Juristische und politische Konsequenzen
Neben den politischen Folgen könnten auf Born auch juristische Konsequenzen zukommen. Die Staatsanwaltschaft prüft, ob der Tatbestand des Paragraphen 86a des Strafgesetzbuchs erfüllt ist, der das öffentliche Verwenden von Kennzeichen verfassungswidriger Organisationen unter Strafe stellt. Eine Verurteilung könnte eine Freiheitsstrafe von bis zu drei Jahren oder eine Geldstrafe nach sich ziehen.
Der betroffene AfD-Abgeordnete Bernhard Eisenhut stellte ebenfalls Strafanzeige und forderte, dass Born auch sein Mandat niederlegt. Landtagspräsidentin Muhterem Aras (Grüne) schloss sich dieser Forderung an und sprach von einer "Schande für den Landtag".
Ein Weckruf für die deutsche Demokratie
Borns Fall wirft wichtige Fragen über den Umgang mit rechtsextremen Kräften in deutschen Parlamenten auf. Seine Erklärung, er habe "zeigen wollen, dass Stimmen für die AfD egal bei welcher Wahl immer Stimmen für rechten Hass und Hetze sind", verdeutlicht die Frustration vieler Demokrat*innen angesichts der zunehmenden Salonfähigkeit extremistischer Positionen.
Gleichzeitig zeigt der Vorfall die Grenzen des politischen Protests auf. Analysen der Bundeszentrale für politische Bildung belegen, dass die Präsenz der AfD in deutschen Parlamenten die politische Kultur nachhaltig verändert hat.
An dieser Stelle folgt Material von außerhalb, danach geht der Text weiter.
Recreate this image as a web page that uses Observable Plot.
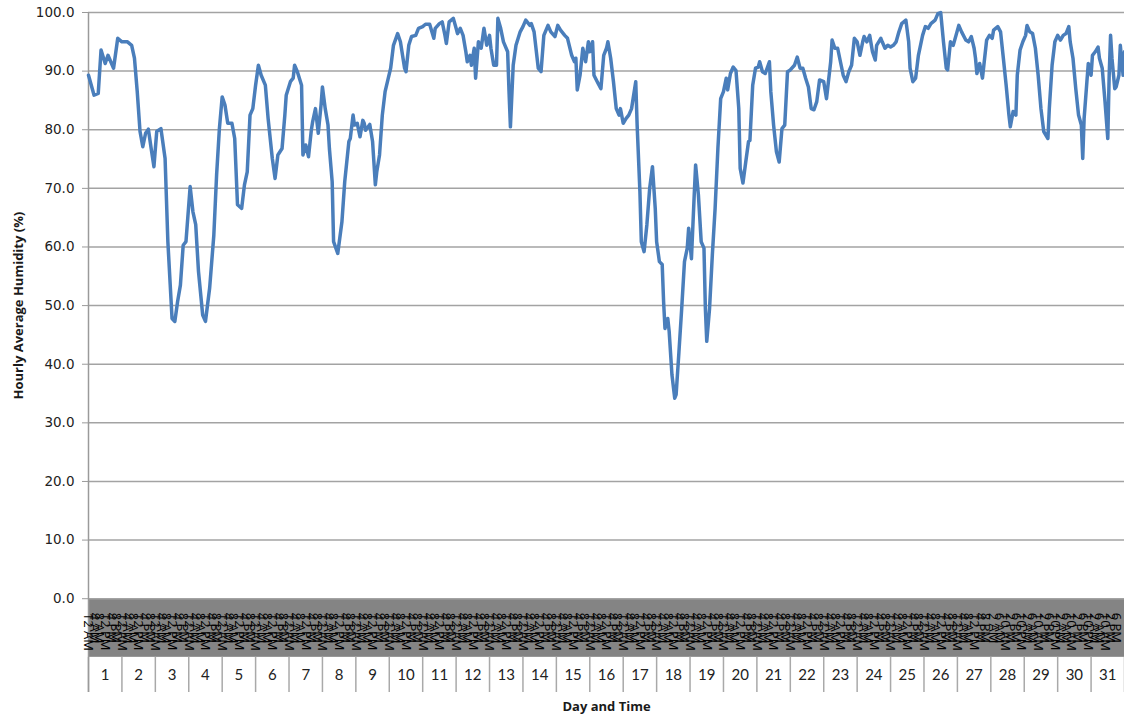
<!DOCTYPE html>
<html><head><meta charset="utf-8">
<script src="https://cdn.jsdelivr.net/npm/d3@7"></script>
<script src="https://cdn.jsdelivr.net/npm/@observablehq/plot@0.6"></script>
<style>body{margin:0;background:#fff;}</style>
</head><body><div id="chart"></div>
<script>
// Hours since 12 AM of day 1
const hours = [0,4,7,9,12,14,16,18,21,24,28,31,33,35,37,39,41,43,45,47,49,52,55,57,60,62,64,66,68,70,73,75,77,79,82,84,87,90,92,94,96,98,100,103,105,107,110,112,114,116,118,120,122,124,127,129,132,134,136,139,141,142,145,147,148,150,153,154,156,158,160,161,163,165,167,168,170,172,173,175,176,179,182,184,187,188,190,191,193,195,197,198,199,202,204,206,207,209,211,213,215,217,219,222,224,227,228,230,232,235,237,240,242,245,248,249,252,254,256,257,259,262,264,265,267,269,271,272,274,275,277,278,280,282,284,286,288,289,291,293,294,296,298,301,302,303,305,307,310,312,314,317,318,320,323,325,327,330,332,335,337,339,342,344,347,349,350,351,353,355,357,359,360,362,363,366,368,370,372,373,375,377,379,381,382,384,386,388,390,393,394,396,397,399,401,403,405,407,408,410,412,413,414,416,417,419,421,422,424,426,428,430,431,433,435,436,438,440,442,443,444,446,448,450,452,454,456,458,459,461,463,465,467,468,470,472,474,475,477,479,481,482,484,486,489,490,492,494,496,498,500,502,504,507,509,511,513,515,517,519,521,523,525,528,530,533,534,536,538,540,542,544,546,548,550,552,554,556,557,559,561,563,565,566,569,570,572,574,576,578,580,582,584,587,589,590,592,594,596,599,601,603,605,608,610,612,614,616,617,619,621,623,625,627,630,632,634,636,637,638,640,642,643,645,647,649,650,653,655,657,659,661,662,664,666,667,669,671,673,674,676,678,680,682,684,686,689,690,692,694,696,698,700,702,704,705,707,709,711,713,714,715,717,718,720,721,723,725,726,728,730,732,733,734,735,737,738,740,741,743,744];
const humidity = [89.3,85.9,86.2,93.6,91.3,92.7,91.6,90.5,95.6,95.0,95.0,94.4,92.2,86.5,79.7,77.1,79.4,80.1,76.8,73.7,79.7,80.2,75.1,60.9,47.8,47.3,50.7,53.5,60.3,60.9,70.3,66.0,63.8,55.8,48.4,47.3,53.0,62.0,72.3,80.2,85.6,84.2,81.1,81.1,78.5,67.2,66.6,70.6,72.8,82.5,83.6,87.6,91.0,89.3,87.6,81.9,75.1,71.7,75.7,76.8,82.5,85.9,88.2,88.8,91.0,89.9,87.6,75.7,77.4,75.4,79.9,81.4,83.6,79.4,84.2,87.3,83.6,80.8,76.8,71.1,60.9,58.9,64.3,71.1,78.0,78.5,82.5,80.8,81.1,78.8,81.6,81.1,79.9,80.9,78.0,70.6,72.8,75.7,82.5,86.5,88.5,90.5,94.4,96.4,95.0,90.5,89.9,94.4,95.9,96.1,97.3,97.6,98.0,98.0,95.6,97.3,98.1,98.4,96.1,94.7,98.4,99.0,97.3,96.4,97.3,96.1,93.3,91.6,92.7,91.0,93.9,88.8,95.0,93.9,97.3,94.4,96.1,93.9,91.0,91.0,99.0,97.3,95.0,93.3,86.5,80.5,91.0,94.4,96.7,97.6,98.7,97.8,98.1,96.7,90.5,89.9,96.1,97.8,96.7,95.9,97.8,97.0,96.1,95.6,92.7,91.6,92.2,86.8,89.3,93.9,91.6,95.0,93.3,95.0,89.3,87.9,87.0,92.7,93.9,95.0,92.2,88.2,83.6,82.5,83.6,81.1,81.9,82.5,83.6,88.2,80.8,69.4,60.9,59.2,63.8,70.0,73.7,66.6,60.9,57.5,57.0,50.7,46.1,47.8,45.6,38.2,34.2,34.8,42.0,49.5,57.5,59.8,63.2,58.0,68.9,74.0,68.9,60.9,59.8,49.5,43.9,49.5,58.6,66.6,76.8,85.3,86.5,88.8,86.8,89.6,90.7,90.1,83.6,73.4,70.9,74.5,78.0,78.2,87.6,90.5,90.7,91.6,89.9,89.6,91.6,86.5,80.8,76.3,74.5,80.2,80.8,89.9,90.2,91.0,92.4,90.5,90.5,88.8,87.3,83.6,83.4,84.8,88.5,88.2,85.3,91.6,95.3,93.9,93.9,91.6,89.3,88.2,89.9,91.0,95.6,95.0,92.7,95.0,95.9,95.0,96.1,93.3,91.9,94.4,95.6,95.0,93.9,94.4,94.1,94.4,95.0,96.7,98.1,98.7,95.0,90.5,88.2,88.8,92.7,96.1,97.6,97.3,98.1,98.7,99.8,100.0,95.0,90.5,90.2,95.0,94.4,96.1,97.8,96.7,95.3,95.0,95.9,93.9,92.2,89.6,91.3,88.8,91.0,95.3,96.1,95.6,97.0,97.6,96.7,92.2,87.6,82.5,80.5,83.1,82.5,89.3,93.6,95.0,96.1,97.8,96.7,96.4,93.9,89.3,83.6,79.7,78.5,83.6,91.0,95.0,96.1,95.3,96.1,96.4,97.6,95.0,92.2,87.0,82.5,80.8,75.1,81.9,88.2,91.3,89.3,92.7,93.3,94.1,92.2,90.5,84.8,78.5,89.3,96.1,92.2,87.0,87.3,89.3,94.4,89.3,93.3];

const yTicks = [0,10,20,30,40,50,60,70,80,90,100];
const days = d3.range(1, 32);
const hourLabelsEarly = ["12 AM","4 AM","8 AM","12 PM","4 PM","8 PM"];
const hourLabelsLate  = ["2 AM","6 AM","10 AM","2 PM","6 PM","10 PM"];
const firstLateDay = 28;
const hoursPerDay = 24;
const totalHours = days.length * hoursPerDay;

const series = hours.map((h, i) => ({hour: h, value: humidity[i]}));
const hourTicks = [];
for (const d of days) {
  const late = d >= firstLateDay;
  const labels = late ? hourLabelsLate : hourLabelsEarly;
  labels.forEach((lab, k) => {
    const h = (d - 1) * hoursPerDay + k * 4 + (late ? 2 : 0);
    if (h < totalHours - 2) hourTicks.push({hour: h, label: lab});
  });
}
const dayBounds = d3.range(0, days.length + 1).map(i => i * hoursPerDay);
const band = [{x1: 0, x2: totalHours, y1: -10, y2: 0}];

const chart = Plot.plot({
  width: 1124,
  height: 719,
  marginLeft: 88,
  marginRight: 0,
  marginTop: 12,
  marginBottom: 27,
  style: {fontFamily: "'Open Sans', sans-serif", background: "#fff", color: "#1a1a1a"},
  x: {domain: [0, totalHours], axis: null},
  y: {domain: [-16, 100], axis: null},
  marks: [
    Plot.rect(band, {x1: "x1", x2: "x2", y1: "y1", y2: "y2", fill: "#848484"}),
    Plot.ruleY(yTicks, {stroke: "#a3a3a3", strokeWidth: 1.5}),
    Plot.ruleX(dayBounds, {y1: -10, y2: -16, stroke: "#a9a9a9", strokeWidth: 1.5}),
    Plot.ruleX([0], {y1: -16, y2: 100, stroke: "#9a9a9a", strokeWidth: 1.5}),
    Plot.axisY(yTicks, {tickSize: 6, tickPadding: 8, tickFormat: d => d.toFixed(1), fontSize: 13.5, fontFamily: "'DejaVu Sans', sans-serif", stroke: "#9a9a9a", fill: "#222", label: null}),
    Plot.text(hourTicks, {x: "hour", y: 0, text: "label", rotate: 90, textAnchor: "start", dy: 14, fontSize: 13, fontFamily: "'Open Sans', sans-serif", fill: "#000"}),
    Plot.text(days, {x: d => (d - 0.5) * hoursPerDay, y: -13, text: d => String(d), fontSize: 15, fontFamily: "Lato, sans-serif", fill: "#222"}),
    Plot.line(series, {x: "hour", y: "value", stroke: "#4a7ebb", strokeWidth: 3.5, strokeLinejoin: "round", strokeLinecap: "round"}),
    Plot.text(["Hourly Average Humidity (%)"], {frameAnchor: "left", y: 50, dx: -70, rotate: -90, textAnchor: "middle", lineAnchor: "middle", text: d => d, fontWeight: "bold", fontSize: 13, fill: "#1a1a1a"}),
    Plot.text(["Day and Time"], {x: totalHours / 2, frameAnchor: "bottom", dy: 14, textAnchor: "middle", lineAnchor: "middle", text: d => d, fontWeight: "bold", fontSize: 13, fill: "#1a1a1a"})
  ]
});
document.getElementById("chart").append(chart);
</script>
</body></html>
Solidarität und Reflexion in der LGBTQ+-Community
In seiner Erklärung betonte Born: "Ich liebe unsere Demokratie, unsere Vielfalt und unseren Zusammenhalt. Als Sozialdemokrat, queerer Mensch und Parlamentarier für diese Werte werbend eintreten zu können, stand im Mittelpunkt meiner Arbeit." Diese Worte verdeutlichen das Dilemma vieler LGBTQ+-Politiker*innen, die täglich zwischen dem Kampf für ihre Überzeugungen und den Grenzen des Erlaubten navigieren müssen.
Der Vorfall sollte als Mahnung dienen, dass der Kampf gegen Rechtsextremismus und für queere Rechte nicht mit den Mitteln des Gegners geführt werden darf. Stattdessen braucht es starke zivilgesellschaftliche Netzwerke und eine entschlossene demokratische Opposition, die ihre Werte auch in schwierigen Zeiten hochhält.
Daniel Borns Rücktritt markiert einen traurigen Wendepunkt in der deutschen Politik - nicht nur wegen seiner Tat, sondern auch wegen der Umstände, die zu dieser "Kurzschlussreaktion" führten. Es liegt nun an der gesamten demokratischen Gesellschaft, aus diesem Vorfall zu lernen und Wege zu finden, wie queere Politiker*innen effektiv gegen Hass und Hetze kämpfen können, ohne dabei selbst über die Grenzen des Erlaubten hinauszugehen.